Provided information:

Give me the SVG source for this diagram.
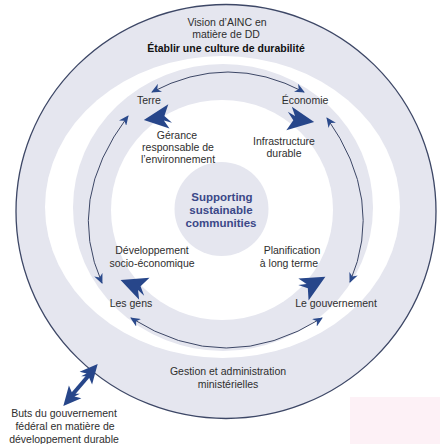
<svg xmlns="http://www.w3.org/2000/svg" xmlns:xlink="http://www.w3.org/1999/xlink" width="440" height="444" viewBox="0 0 440 444">
<style>
.t{font-family:"Liberation Sans",Arial,sans-serif;font-size:10.5px;fill:#2e2e2e;text-anchor:middle}
.b{font-weight:bold;fill:#111}
.c{font-family:"Liberation Sans",Arial,sans-serif;font-size:11.5px;font-weight:900;fill:#3b4888;text-anchor:middle}
.ring{fill:#e5e6ef}
.conn{fill:none;stroke:#3d4766;stroke-width:1}
.sw{fill:#27468a}
</style>
<defs>
<marker id="ah" markerUnits="userSpaceOnUse" markerWidth="11" markerHeight="9" refX="9" refY="4.5" orient="auto-start-reverse">
<path d="M0,0 L10,4.5 L0,9 L3,4.5 Z" fill="#2b4a8c"/>
</marker>
<path id="sw" d="M13,0 L-9,-11 L-5,-3 L-12,-6 L-6,1 L-11,11 Z"/>
</defs>
<rect width="440" height="444" fill="#ffffff"/>
<rect x="350" y="397" width="90" height="47" fill="#fdf1f6"/>
<g id="rings">
<ellipse cx="226" cy="211.5" rx="210" ry="207" class="ring" stroke="#3d4766" stroke-width="1.3"/>
<ellipse cx="222.5" cy="207" rx="177.5" ry="151" fill="#ffffff"/>
<ellipse cx="223" cy="207.5" rx="150" ry="143.5" class="ring"/>
<ellipse cx="222" cy="210" rx="111" ry="110" fill="#ffffff"/>
</g>
<g id="center">
<circle cx="221.5" cy="209" r="47" class="ring"/>
<text class="c" x="222" y="201">Supporting</text>
<text class="c" x="221" y="214">sustainable</text>
<text class="c" x="221" y="227">communities</text>
</g>
<g id="connectors">
<path class="conn" d="M152,92 Q228,52 304,92" marker-start="url(#ah)" marker-end="url(#ah)"/>
<path class="conn" d="M128,116 Q65,200 102,283" marker-start="url(#ah)" marker-end="url(#ah)"/>
<path class="conn" d="M327,118 Q385,200 350,282" marker-start="url(#ah)" marker-end="url(#ah)"/>
<path class="conn" d="M131,318 Q226,378 322,318" marker-start="url(#ah)" marker-end="url(#ah)"/>
<line x1="72" y1="395" x2="90" y2="374" stroke="#27468a" stroke-width="4"/>
<use href="#sw" class="sw" transform="translate(91,372) rotate(-50) scale(0.8)"/>
<use href="#sw" class="sw" transform="translate(70,398) rotate(130) scale(0.8)"/>
</g>
<g id="vision">
<text class="t" x="227" y="26">Vision d’AINC en</text>
<text class="t" x="226" y="38">matière de DD</text>
<text class="t b" x="226" y="52">Établir une culture de durabilité</text>
</g>
<g id="terre">
<text class="t" x="149" y="104">Terre</text>
<use href="#sw" class="sw" transform="translate(158,118) rotate(172) scale(1.1)"/>
</g>
<g id="economie">
<text class="t" x="305" y="104">Économie</text>
<use href="#sw" class="sw" transform="translate(300,120) rotate(8) scale(1.1)"/>
</g>
<g id="gerance">
<text class="t" x="177" y="139">Gérance</text>
<text class="t" x="178" y="151">responsable de</text>
<text class="t" x="178" y="163">l’environnement</text>
</g>
<g id="infrastructure">
<text class="t" x="284" y="145">Infrastructure</text>
<text class="t" x="284" y="157">durable</text>
</g>
<g id="developpement">
<text class="t" x="152" y="254">Développement</text>
<text class="t" x="152" y="267">socio-économique</text>
</g>
<g id="planification">
<text class="t" x="292" y="254">Planification</text>
<text class="t" x="289" y="267">à long terme</text>
</g>
<g id="gens">
<text class="t" x="131" y="307">Les gens</text>
<use href="#sw" class="sw" transform="translate(134,285) rotate(200) scale(1.1)"/>
</g>
<g id="gouvernement">
<text class="t" x="336" y="307">Le gouvernement</text>
<use href="#sw" class="sw" transform="translate(313,284) rotate(-30) scale(1.1)"/>
</g>
<g id="gestion">
<text class="t" x="228" y="375">Gestion et administration</text>
<text class="t" x="228" y="388">ministérielles</text>
</g>
<g id="buts">
<text class="t" x="64" y="417">Buts du gouvernement</text>
<text class="t" x="65" y="430">fédéral en matière de</text>
<text class="t" x="64" y="443">développement durable</text>
</g>
</svg>
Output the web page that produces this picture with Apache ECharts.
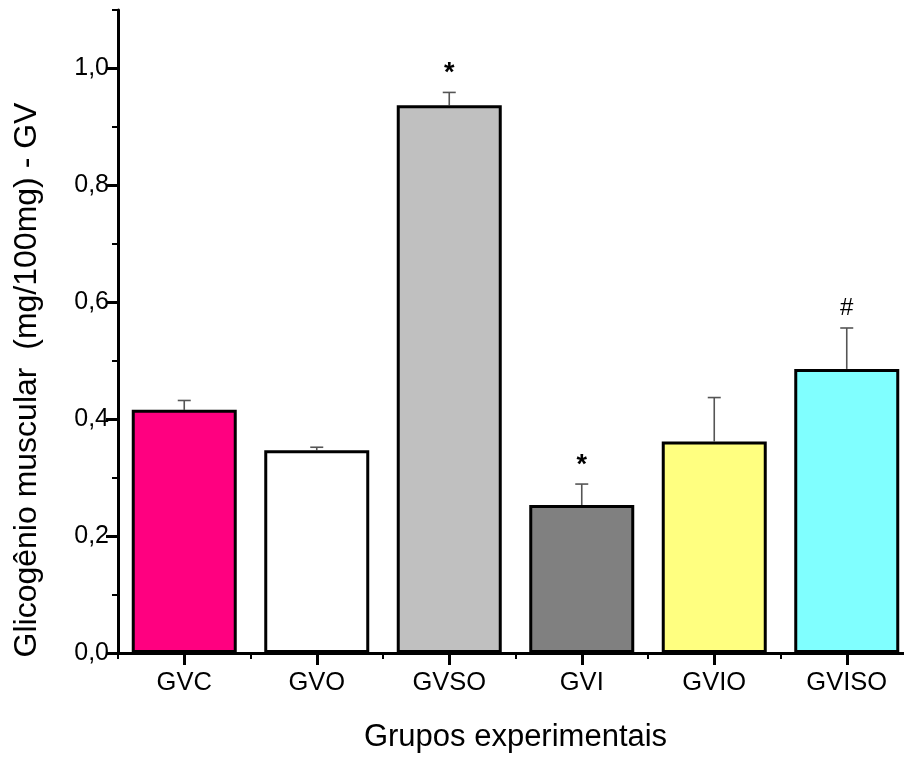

Problem requirements: Leave the images out, please, and restate each line word for word.

Task solution:
Give me the SVG source for this diagram.
<svg xmlns="http://www.w3.org/2000/svg" xmlns:xlink="http://www.w3.org/1999/xlink" width="440" height="444" viewBox="0 0 440 444">
<style>
.t{font-family:"Liberation Sans",Arial,sans-serif;font-size:10.5px;fill:#2e2e2e;text-anchor:middle}
.b{font-weight:bold;fill:#111}
.c{font-family:"Liberation Sans",Arial,sans-serif;font-size:11.5px;font-weight:900;fill:#3b4888;text-anchor:middle}
.ring{fill:#e5e6ef}
.conn{fill:none;stroke:#3d4766;stroke-width:1}
.sw{fill:#27468a}
</style>
<defs>
<marker id="ah" markerUnits="userSpaceOnUse" markerWidth="11" markerHeight="9" refX="9" refY="4.5" orient="auto-start-reverse">
<path d="M0,0 L10,4.5 L0,9 L3,4.5 Z" fill="#2b4a8c"/>
</marker>
<path id="sw" d="M13,0 L-9,-11 L-5,-3 L-12,-6 L-6,1 L-11,11 Z"/>
</defs>
<rect width="440" height="444" fill="#ffffff"/>
<rect x="350" y="397" width="90" height="47" fill="#fdf1f6"/>
<g id="rings">
<ellipse cx="226" cy="211.5" rx="210" ry="207" class="ring" stroke="#3d4766" stroke-width="1.3"/>
<ellipse cx="222.5" cy="207" rx="177.5" ry="151" fill="#ffffff"/>
<ellipse cx="223" cy="207.5" rx="150" ry="143.5" class="ring"/>
<ellipse cx="222" cy="210" rx="111" ry="110" fill="#ffffff"/>
</g>
<g id="center">
<circle cx="221.5" cy="209" r="47" class="ring"/>
<text class="c" x="222" y="201">Supporting</text>
<text class="c" x="221" y="214">sustainable</text>
<text class="c" x="221" y="227">communities</text>
</g>
<g id="connectors">
<path class="conn" d="M152,92 Q228,52 304,92" marker-start="url(#ah)" marker-end="url(#ah)"/>
<path class="conn" d="M128,116 Q65,200 102,283" marker-start="url(#ah)" marker-end="url(#ah)"/>
<path class="conn" d="M327,118 Q385,200 350,282" marker-start="url(#ah)" marker-end="url(#ah)"/>
<path class="conn" d="M131,318 Q226,378 322,318" marker-start="url(#ah)" marker-end="url(#ah)"/>
<line x1="72" y1="395" x2="90" y2="374" stroke="#27468a" stroke-width="4"/>
<use href="#sw" class="sw" transform="translate(91,372) rotate(-50) scale(0.8)"/>
<use href="#sw" class="sw" transform="translate(70,398) rotate(130) scale(0.8)"/>
</g>
<g id="vision">
<text class="t" x="227" y="26">Vision d’AINC en</text>
<text class="t" x="226" y="38">matière de DD</text>
<text class="t b" x="226" y="52">Établir une culture de durabilité</text>
</g>
<g id="terre">
<text class="t" x="149" y="104">Terre</text>
<use href="#sw" class="sw" transform="translate(158,118) rotate(172) scale(1.1)"/>
</g>
<g id="economie">
<text class="t" x="305" y="104">Économie</text>
<use href="#sw" class="sw" transform="translate(300,120) rotate(8) scale(1.1)"/>
</g>
<g id="gerance">
<text class="t" x="177" y="139">Gérance</text>
<text class="t" x="178" y="151">responsable de</text>
<text class="t" x="178" y="163">l’environnement</text>
</g>
<g id="infrastructure">
<text class="t" x="284" y="145">Infrastructure</text>
<text class="t" x="284" y="157">durable</text>
</g>
<g id="developpement">
<text class="t" x="152" y="254">Développement</text>
<text class="t" x="152" y="267">socio-économique</text>
</g>
<g id="planification">
<text class="t" x="292" y="254">Planification</text>
<text class="t" x="289" y="267">à long terme</text>
</g>
<g id="gens">
<text class="t" x="131" y="307">Les gens</text>
<use href="#sw" class="sw" transform="translate(134,285) rotate(200) scale(1.1)"/>
</g>
<g id="gouvernement">
<text class="t" x="336" y="307">Le gouvernement</text>
<use href="#sw" class="sw" transform="translate(313,284) rotate(-30) scale(1.1)"/>
</g>
<g id="gestion">
<text class="t" x="228" y="375">Gestion et administration</text>
<text class="t" x="228" y="388">ministérielles</text>
</g>
<g id="buts">
<text class="t" x="64" y="417">Buts du gouvernement</text>
<text class="t" x="65" y="430">fédéral en matière de</text>
<text class="t" x="64" y="443">développement durable</text>
</g>
</svg>
Output the web page that produces this picture with Apache ECharts.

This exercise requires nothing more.